Exercise requirements:
Only the lines from the top of the records below through the line containing "const yTitle = 'γ';" should be printed, exactly and without pictures.

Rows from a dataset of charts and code
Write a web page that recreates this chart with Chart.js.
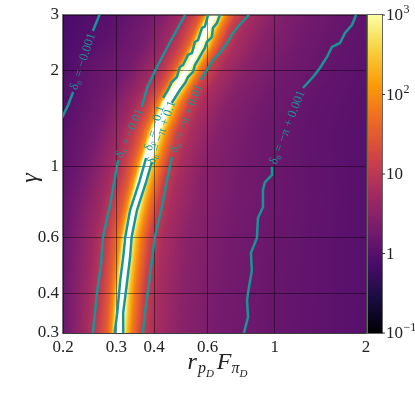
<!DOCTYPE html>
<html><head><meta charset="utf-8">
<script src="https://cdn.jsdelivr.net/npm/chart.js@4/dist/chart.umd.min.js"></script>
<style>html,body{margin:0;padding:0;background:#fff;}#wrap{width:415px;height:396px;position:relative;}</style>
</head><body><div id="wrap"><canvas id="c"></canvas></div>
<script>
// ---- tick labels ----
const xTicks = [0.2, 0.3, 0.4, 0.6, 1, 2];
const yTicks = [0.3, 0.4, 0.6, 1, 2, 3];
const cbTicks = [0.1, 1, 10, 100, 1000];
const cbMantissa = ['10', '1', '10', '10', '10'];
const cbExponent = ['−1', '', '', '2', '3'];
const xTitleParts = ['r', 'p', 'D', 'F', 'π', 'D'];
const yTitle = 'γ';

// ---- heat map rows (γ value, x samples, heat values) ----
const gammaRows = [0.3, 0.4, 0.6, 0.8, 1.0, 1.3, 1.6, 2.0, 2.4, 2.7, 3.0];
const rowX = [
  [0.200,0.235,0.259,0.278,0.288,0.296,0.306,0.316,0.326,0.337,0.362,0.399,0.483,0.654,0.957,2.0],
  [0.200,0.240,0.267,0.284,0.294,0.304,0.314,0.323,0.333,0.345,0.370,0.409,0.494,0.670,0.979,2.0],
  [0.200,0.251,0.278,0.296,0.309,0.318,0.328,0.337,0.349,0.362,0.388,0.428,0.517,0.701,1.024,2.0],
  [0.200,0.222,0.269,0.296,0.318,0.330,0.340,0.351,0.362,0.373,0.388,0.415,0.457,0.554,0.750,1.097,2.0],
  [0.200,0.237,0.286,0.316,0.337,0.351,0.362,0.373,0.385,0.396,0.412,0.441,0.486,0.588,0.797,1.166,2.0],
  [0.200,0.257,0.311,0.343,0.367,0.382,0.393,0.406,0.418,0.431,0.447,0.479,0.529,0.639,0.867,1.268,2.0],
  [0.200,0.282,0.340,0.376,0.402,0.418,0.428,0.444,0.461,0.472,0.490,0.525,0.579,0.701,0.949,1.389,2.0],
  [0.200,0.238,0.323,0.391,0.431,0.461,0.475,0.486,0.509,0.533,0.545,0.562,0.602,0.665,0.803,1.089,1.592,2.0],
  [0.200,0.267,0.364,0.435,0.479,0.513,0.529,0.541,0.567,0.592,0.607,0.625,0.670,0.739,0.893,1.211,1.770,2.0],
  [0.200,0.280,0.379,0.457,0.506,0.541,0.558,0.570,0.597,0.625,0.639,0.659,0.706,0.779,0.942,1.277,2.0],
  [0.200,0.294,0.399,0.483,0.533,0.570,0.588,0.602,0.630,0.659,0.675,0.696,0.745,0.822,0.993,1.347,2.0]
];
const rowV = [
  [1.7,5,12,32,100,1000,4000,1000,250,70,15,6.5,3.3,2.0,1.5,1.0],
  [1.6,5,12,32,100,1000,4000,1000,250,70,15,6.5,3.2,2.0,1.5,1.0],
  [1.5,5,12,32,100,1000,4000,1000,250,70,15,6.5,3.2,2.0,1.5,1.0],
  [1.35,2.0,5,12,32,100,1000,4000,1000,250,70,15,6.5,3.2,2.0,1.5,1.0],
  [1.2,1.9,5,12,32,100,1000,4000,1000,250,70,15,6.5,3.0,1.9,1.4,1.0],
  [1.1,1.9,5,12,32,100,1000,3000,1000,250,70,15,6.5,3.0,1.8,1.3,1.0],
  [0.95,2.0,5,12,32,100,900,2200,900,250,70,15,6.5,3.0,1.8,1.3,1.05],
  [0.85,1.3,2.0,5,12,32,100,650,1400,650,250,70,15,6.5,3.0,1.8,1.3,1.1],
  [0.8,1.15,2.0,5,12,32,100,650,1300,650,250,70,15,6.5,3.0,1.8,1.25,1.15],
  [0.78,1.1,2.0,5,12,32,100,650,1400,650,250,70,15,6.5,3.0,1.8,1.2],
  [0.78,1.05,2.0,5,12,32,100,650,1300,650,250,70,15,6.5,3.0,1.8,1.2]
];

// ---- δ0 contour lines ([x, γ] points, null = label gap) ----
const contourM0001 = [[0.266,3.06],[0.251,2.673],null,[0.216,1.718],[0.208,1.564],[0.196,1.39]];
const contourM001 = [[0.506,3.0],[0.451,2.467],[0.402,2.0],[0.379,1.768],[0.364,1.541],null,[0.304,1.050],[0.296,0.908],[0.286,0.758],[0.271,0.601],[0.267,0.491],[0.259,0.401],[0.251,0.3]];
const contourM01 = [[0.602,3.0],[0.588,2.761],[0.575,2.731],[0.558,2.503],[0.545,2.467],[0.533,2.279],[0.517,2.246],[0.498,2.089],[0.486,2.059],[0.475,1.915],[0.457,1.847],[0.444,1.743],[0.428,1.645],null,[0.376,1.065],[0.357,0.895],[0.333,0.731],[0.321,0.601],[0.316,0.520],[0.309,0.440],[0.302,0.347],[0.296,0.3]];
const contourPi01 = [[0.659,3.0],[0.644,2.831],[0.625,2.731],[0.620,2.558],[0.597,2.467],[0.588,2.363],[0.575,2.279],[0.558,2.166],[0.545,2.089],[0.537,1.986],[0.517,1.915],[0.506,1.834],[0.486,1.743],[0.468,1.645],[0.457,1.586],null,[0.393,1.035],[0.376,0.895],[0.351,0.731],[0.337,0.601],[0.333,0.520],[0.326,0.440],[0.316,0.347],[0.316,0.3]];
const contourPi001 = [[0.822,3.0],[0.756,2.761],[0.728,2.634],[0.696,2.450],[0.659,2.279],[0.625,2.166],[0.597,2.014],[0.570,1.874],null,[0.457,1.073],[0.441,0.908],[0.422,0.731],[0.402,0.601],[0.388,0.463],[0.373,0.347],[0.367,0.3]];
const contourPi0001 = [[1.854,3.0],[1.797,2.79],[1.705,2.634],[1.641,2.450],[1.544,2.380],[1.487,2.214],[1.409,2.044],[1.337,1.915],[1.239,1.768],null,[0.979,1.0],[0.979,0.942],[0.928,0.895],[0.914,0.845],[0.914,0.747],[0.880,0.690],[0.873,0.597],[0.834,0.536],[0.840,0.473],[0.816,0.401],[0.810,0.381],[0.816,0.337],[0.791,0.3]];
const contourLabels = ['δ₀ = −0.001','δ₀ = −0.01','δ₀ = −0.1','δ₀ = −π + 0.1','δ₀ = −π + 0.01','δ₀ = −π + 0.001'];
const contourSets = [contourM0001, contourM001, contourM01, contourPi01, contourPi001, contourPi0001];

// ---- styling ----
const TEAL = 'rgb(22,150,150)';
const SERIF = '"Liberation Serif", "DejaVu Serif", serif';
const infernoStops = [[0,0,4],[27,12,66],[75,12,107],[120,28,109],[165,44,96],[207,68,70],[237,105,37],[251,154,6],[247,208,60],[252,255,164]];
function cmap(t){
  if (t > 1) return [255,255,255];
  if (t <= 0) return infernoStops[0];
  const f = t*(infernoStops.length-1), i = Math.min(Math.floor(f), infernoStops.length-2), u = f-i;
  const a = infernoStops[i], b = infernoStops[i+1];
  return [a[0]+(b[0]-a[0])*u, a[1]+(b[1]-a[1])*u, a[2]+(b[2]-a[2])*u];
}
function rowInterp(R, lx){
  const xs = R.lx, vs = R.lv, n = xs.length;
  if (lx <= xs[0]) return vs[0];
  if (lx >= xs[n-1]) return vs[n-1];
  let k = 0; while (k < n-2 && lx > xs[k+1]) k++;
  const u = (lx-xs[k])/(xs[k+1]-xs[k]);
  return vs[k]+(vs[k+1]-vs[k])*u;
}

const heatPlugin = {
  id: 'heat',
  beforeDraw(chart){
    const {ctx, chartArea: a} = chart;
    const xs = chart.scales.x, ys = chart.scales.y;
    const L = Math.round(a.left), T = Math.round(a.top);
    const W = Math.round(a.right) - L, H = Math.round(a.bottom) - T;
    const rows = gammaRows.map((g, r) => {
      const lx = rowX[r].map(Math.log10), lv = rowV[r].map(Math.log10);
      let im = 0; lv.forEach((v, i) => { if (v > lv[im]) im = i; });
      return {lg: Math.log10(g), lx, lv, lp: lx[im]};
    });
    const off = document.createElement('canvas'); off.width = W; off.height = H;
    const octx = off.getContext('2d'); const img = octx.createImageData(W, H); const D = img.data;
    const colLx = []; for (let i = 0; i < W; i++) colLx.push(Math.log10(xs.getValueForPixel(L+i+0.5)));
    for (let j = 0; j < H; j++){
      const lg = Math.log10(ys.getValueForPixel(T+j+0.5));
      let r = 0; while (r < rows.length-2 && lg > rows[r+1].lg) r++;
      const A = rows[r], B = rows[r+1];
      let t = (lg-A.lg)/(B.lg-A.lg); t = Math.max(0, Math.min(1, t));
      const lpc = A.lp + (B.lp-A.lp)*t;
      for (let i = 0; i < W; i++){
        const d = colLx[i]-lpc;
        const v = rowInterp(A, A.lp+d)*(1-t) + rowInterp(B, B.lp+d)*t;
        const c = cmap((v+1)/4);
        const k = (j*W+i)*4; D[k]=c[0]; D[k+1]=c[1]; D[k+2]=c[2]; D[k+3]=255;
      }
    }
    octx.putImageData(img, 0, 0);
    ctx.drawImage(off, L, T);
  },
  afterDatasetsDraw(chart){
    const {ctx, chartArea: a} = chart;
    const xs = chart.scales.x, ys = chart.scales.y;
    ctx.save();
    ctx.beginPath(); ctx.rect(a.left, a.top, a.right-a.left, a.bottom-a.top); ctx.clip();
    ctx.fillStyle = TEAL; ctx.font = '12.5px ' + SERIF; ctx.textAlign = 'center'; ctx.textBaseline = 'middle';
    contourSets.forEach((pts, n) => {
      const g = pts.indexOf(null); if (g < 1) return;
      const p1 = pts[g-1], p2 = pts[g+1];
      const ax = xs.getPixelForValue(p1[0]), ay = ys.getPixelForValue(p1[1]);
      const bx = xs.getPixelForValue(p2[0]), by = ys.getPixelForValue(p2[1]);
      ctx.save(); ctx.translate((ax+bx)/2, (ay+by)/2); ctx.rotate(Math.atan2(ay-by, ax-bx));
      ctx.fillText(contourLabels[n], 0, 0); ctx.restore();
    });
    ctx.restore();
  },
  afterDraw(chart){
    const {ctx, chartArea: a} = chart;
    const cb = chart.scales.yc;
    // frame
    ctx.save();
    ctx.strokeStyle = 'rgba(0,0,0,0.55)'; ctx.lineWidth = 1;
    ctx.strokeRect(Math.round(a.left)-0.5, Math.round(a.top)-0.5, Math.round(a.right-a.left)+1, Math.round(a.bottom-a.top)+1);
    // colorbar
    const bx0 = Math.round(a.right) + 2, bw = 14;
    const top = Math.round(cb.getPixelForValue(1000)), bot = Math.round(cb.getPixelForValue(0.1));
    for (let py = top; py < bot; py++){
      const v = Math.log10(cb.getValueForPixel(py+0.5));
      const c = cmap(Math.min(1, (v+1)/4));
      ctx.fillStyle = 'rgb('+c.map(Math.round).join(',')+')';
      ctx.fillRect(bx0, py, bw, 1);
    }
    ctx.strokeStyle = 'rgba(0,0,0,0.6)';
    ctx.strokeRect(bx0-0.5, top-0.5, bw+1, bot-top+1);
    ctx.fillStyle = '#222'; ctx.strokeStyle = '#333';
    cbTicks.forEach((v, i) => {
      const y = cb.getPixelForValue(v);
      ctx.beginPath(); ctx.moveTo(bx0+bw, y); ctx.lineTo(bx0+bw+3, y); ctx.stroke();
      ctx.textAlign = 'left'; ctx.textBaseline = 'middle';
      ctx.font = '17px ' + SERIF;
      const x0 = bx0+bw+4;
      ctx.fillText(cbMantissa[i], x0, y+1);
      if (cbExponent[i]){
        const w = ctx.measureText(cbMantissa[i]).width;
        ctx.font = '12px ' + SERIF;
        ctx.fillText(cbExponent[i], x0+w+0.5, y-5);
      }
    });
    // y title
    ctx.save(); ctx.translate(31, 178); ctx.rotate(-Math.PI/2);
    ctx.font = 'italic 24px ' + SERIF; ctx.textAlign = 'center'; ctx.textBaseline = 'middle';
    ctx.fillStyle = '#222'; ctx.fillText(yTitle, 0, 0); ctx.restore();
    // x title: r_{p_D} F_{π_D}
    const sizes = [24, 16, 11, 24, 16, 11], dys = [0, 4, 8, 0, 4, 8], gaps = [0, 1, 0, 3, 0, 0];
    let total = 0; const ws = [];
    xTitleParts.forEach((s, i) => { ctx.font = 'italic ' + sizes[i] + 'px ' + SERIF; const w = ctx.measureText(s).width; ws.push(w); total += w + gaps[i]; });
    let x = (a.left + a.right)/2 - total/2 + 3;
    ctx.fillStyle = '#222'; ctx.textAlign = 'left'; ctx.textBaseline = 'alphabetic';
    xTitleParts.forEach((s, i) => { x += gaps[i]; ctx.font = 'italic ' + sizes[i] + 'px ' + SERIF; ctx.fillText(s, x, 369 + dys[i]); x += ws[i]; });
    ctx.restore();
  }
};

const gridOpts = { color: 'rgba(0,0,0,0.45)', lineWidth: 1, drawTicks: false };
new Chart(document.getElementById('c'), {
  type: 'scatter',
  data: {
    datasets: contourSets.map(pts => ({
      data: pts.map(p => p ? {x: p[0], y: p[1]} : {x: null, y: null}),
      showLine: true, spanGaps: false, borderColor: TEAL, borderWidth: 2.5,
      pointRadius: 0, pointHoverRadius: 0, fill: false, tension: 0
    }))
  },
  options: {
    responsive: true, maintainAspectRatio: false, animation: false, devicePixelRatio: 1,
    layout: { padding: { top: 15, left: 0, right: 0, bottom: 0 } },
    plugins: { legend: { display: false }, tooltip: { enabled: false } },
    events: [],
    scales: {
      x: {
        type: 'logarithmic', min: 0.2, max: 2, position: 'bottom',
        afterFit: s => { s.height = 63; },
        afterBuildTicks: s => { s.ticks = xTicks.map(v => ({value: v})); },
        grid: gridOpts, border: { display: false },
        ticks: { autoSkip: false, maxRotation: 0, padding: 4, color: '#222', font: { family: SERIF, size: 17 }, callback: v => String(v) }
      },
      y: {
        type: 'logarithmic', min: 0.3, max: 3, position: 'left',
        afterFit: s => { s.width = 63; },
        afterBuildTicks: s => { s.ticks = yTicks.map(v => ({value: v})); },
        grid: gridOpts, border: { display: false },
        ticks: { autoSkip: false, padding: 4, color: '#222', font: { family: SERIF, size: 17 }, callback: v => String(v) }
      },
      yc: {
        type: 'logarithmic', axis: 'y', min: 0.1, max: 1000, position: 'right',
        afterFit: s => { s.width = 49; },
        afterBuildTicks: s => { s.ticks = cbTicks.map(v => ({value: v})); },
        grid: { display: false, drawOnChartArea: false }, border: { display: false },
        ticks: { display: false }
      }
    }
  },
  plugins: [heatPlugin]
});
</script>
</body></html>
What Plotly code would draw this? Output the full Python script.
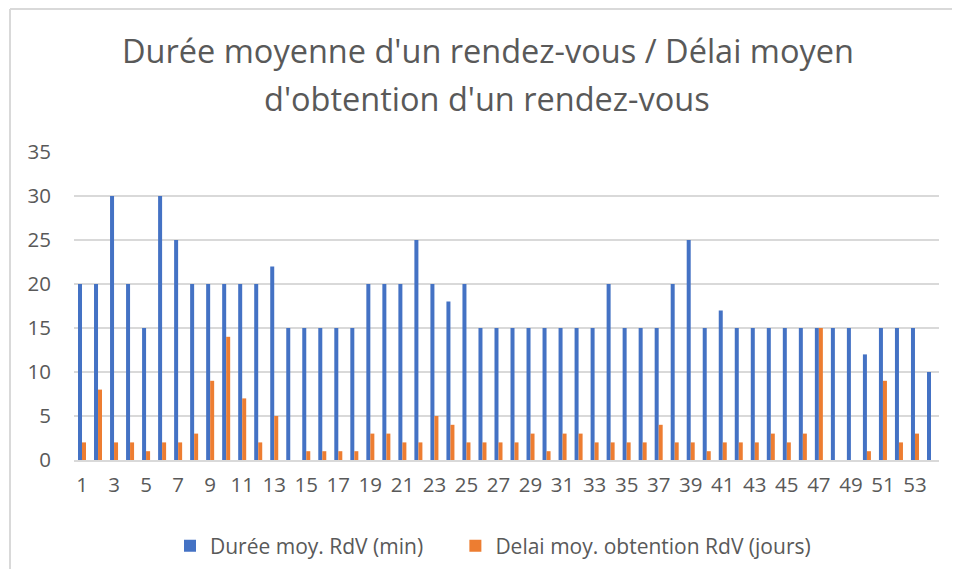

Response:
Write a web page that recreates this chart with Chart.js.
<!DOCTYPE html>
<html><head><meta charset="utf-8">
<script src="https://cdn.jsdelivr.net/npm/chart.js@4/dist/chart.umd.min.js"></script>
<style>html,body{margin:0;padding:0;background:#fff;}#wrap{width:415px;height:396px;position:relative;}</style>
</head><body><div id="wrap"><canvas id="c"></canvas></div>
<script>
// ---- tick labels ----
const xTicks = [0.2, 0.3, 0.4, 0.6, 1, 2];
const yTicks = [0.3, 0.4, 0.6, 1, 2, 3];
const cbTicks = [0.1, 1, 10, 100, 1000];
const cbMantissa = ['10', '1', '10', '10', '10'];
const cbExponent = ['−1', '', '', '2', '3'];
const xTitleParts = ['r', 'p', 'D', 'F', 'π', 'D'];
const yTitle = 'γ';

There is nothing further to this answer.